AP MacroEconomics Ch. 2

economizing problem

the choices necessitated because society's economic wants for goods and services are unlimited but the resources available to satisfy these wants are limited (scarce).

economic resources

the land, labor, capital and entrepreneurial ability that are used in the production of goods and services; productive agents; factors of production.

land

natural resources ("free gifts of nature") used to produce goods and services.

capital

Human-made resources (buildings, machinery, and equipment) used to produce goods and services; goods that do not directly satisfy human wants; also called capital goods.

investment

spending for the production and accumulation of capital and additions to inventories.

labor

people's physical and mental talents and efforts that are used to help produce goods and services.

entrepreneurial ability

the human resource that combines the other resources to produce a product, makes nonroutine decision, innovates, and bears risks.

factors of production

economic resources: land, capital, labor, and entrepreneurial ability.

full employment

(1) The use of all available resources to produce want-satisfying goods and servies; (2) the situation in which the unemployment rate is equal to the full-employment unemployment rate and there if frictional and structural but no cyclical unemployment (an

full production

employment of available resources so that the maximum amount of (or total value of ) goods and services is produced; occurs when both productive efficiency and allocative efficiency are realized.

productive efficiency

the production of a good in the least costly way; occurs when productions takes place at the output at which average total cost is a minimum and marginal product per dollar's worth of input is the same for all inputs.

allocative efficiency

the apportionment of resources among firms and industries to obtain the production of the products most wanted by society (consumers); the output of each product at which its marginal cost and price or marginal benefit are equal.

consumer goods

products and services that satisfy human wants directly.

capital goods

(see capital).

production possibilities curve

a curve showing the different combinations of two goods or services that can be produced in a full-employment, full-production economy where the available supplies of resources and technology are fixed.

opportunity cost

the amount of other products that must be forgone or sacrificed to produce a unit of a product.

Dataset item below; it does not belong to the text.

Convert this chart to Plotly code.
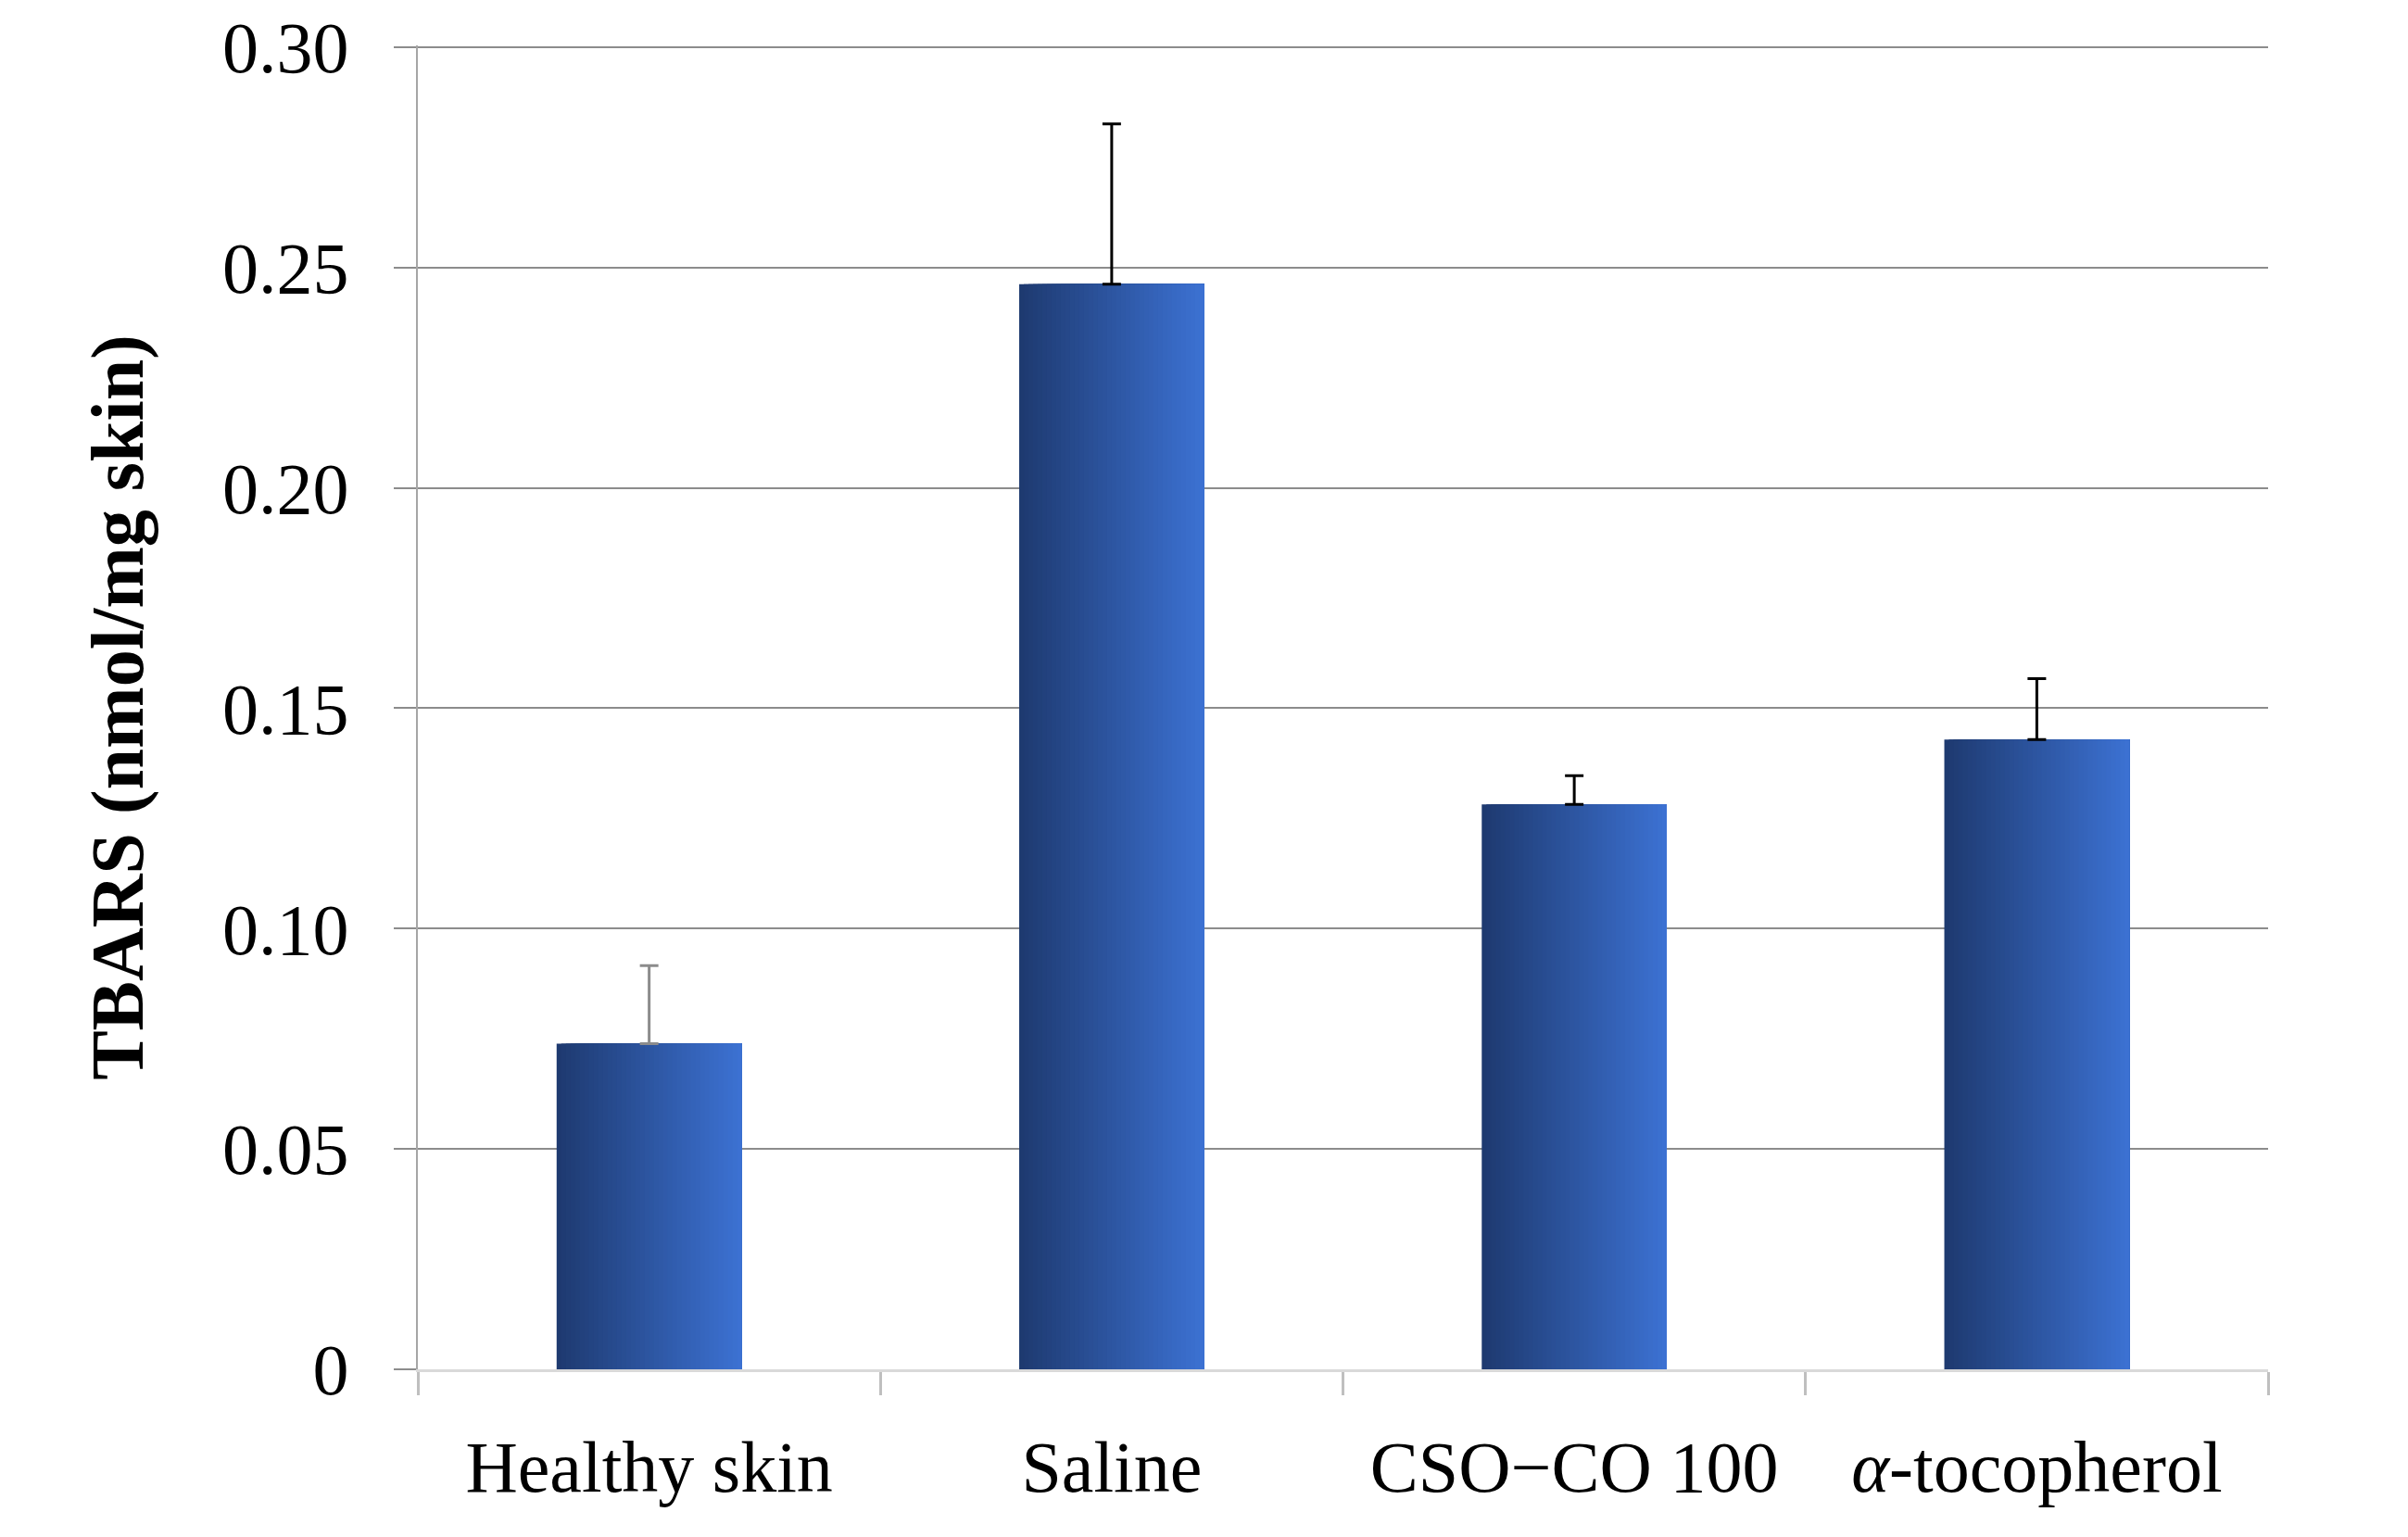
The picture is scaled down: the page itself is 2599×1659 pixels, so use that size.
import plotly.graph_objects as go

categories = ["Healthy skin", "Saline", "CSO\u2212CO 100", "<i>\u03b1</i>-tocopherol"]
values = [0.0739, 0.2462, 0.1282, 0.1429]
err_plus = [0.0177, 0.0364, 0.0065, 0.0138]
y_ticks = [0, 0.05, 0.10, 0.15, 0.20, 0.25, 0.30]
y_tick_labels = ["0", "0.05", "0.10", "0.15", "0.20", "0.25", "0.30"]

FONT = "Liberation Serif"
bar_width = 0.40
n_slices = 40
c0 = (30, 58, 112)
c1 = (60, 113, 210)

fig = go.Figure()
step = bar_width / n_slices
for i in range(n_slices):
    t = i / (n_slices - 1)
    col = "rgb(%d,%d,%d)" % tuple(round(a + (b - a) * t) for a, b in zip(c0, c1))
    fig.add_trace(go.Bar(
        x=categories, y=values,
        offset=-bar_width / 2 + i * step,
        width=bar_width - i * step,
        marker=dict(color=col, line=dict(width=0)),
        showlegend=False, hoverinfo="skip",
    ))

# error bars: first one grey stem in the reference, others black
err_colors = ["#8C8C8C", "black", "black", "black"]
for i in range(len(categories)):
    fig.add_trace(go.Scatter(
        x=[categories[i]], y=[values[i]], mode="markers",
        marker=dict(size=1, color="rgba(0,0,0,0)"),
        error_y=dict(type="data", array=[err_plus[i]], arrayminus=[0],
                     symmetric=False, color=err_colors[i], thickness=3, width=10),
        showlegend=False, hoverinfo="skip",
    ))

fig.update_layout(
    width=2583, height=1643,
    margin=dict(l=443, r=143, t=41, b=173, autoexpand=False),
    paper_bgcolor="white", plot_bgcolor="white",
    barmode="overlay",
    font=dict(family=FONT, size=78, color="black"),
    xaxis=dict(
        type="category", tickson="boundaries", automargin=False,
        ticks="outside", ticklen=25, tickwidth=3, tickcolor="#BFBFBF",
        showline=True, linecolor="#D9D9D9", linewidth=3,
        showgrid=False, tickfont=dict(family=FONT, size=78, color="black"),
        range=[-0.5, 3.5], ticklabelstandoff=35,
    ),
    yaxis=dict(
        range=[0, 0.3004], tickmode="array", tickvals=y_ticks, ticktext=y_tick_labels,
        automargin=False,
        ticks="outside", ticklen=24, tickwidth=2, tickcolor="#8C8C8C",
        showline=True, linecolor="#A6A6A6", linewidth=2,
        showgrid=True, gridcolor="#8C8C8C", gridwidth=2, zeroline=False,
        tickfont=dict(family=FONT, size=78, color="black"),
        ticklabelstandoff=33, ticklabeloverflow="allow",
        title=dict(text="<b>TBARS (nmol/mg skin)</b>", font=dict(family=FONT, size=80, color="black"),
                   standoff=59),
    ),
)

fig.write_html("out.html")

law of increasing opportunity costs

the principle that as the production of a good increases, the opportunity cost of producing and additional unit rises.

economic growth

(1) an outward shift in the production possibilities curve that results from an increase in resource supplies or quality or an improvement in technology; (2) an increase of real (gross domestic product) or real output per capita.

economic system

a particular set of institutional arrangements and a coordinating mechanism for solving the economizing problem; a method of organizing an economy, of which the market system and the command system are the two general types.

market system

all the product and resource markets of a market economy and the relationships among them; a method that allows the prices determined in those markets to allocate the economy's scarce resources and to communicate and coordinate the decisions made by consu

capitalism

an economic system in which property resources are privately owned and markets and prices are used to direct and coordinate economic activities.

command system

a method of organizing an economy in which property resources are publicly owned and government uses central economic planning to direct and coordinate economic activities; command economy.

resource market

a market in which households sell and firms buy resources or the services of resources.

product market

a market in which products are sold by firms and bought by households.

circular flow model

the flow of resources from households to firms and of products from firms to household. The flows are accompanied by reverse flows of money from firms to households and from households to firms.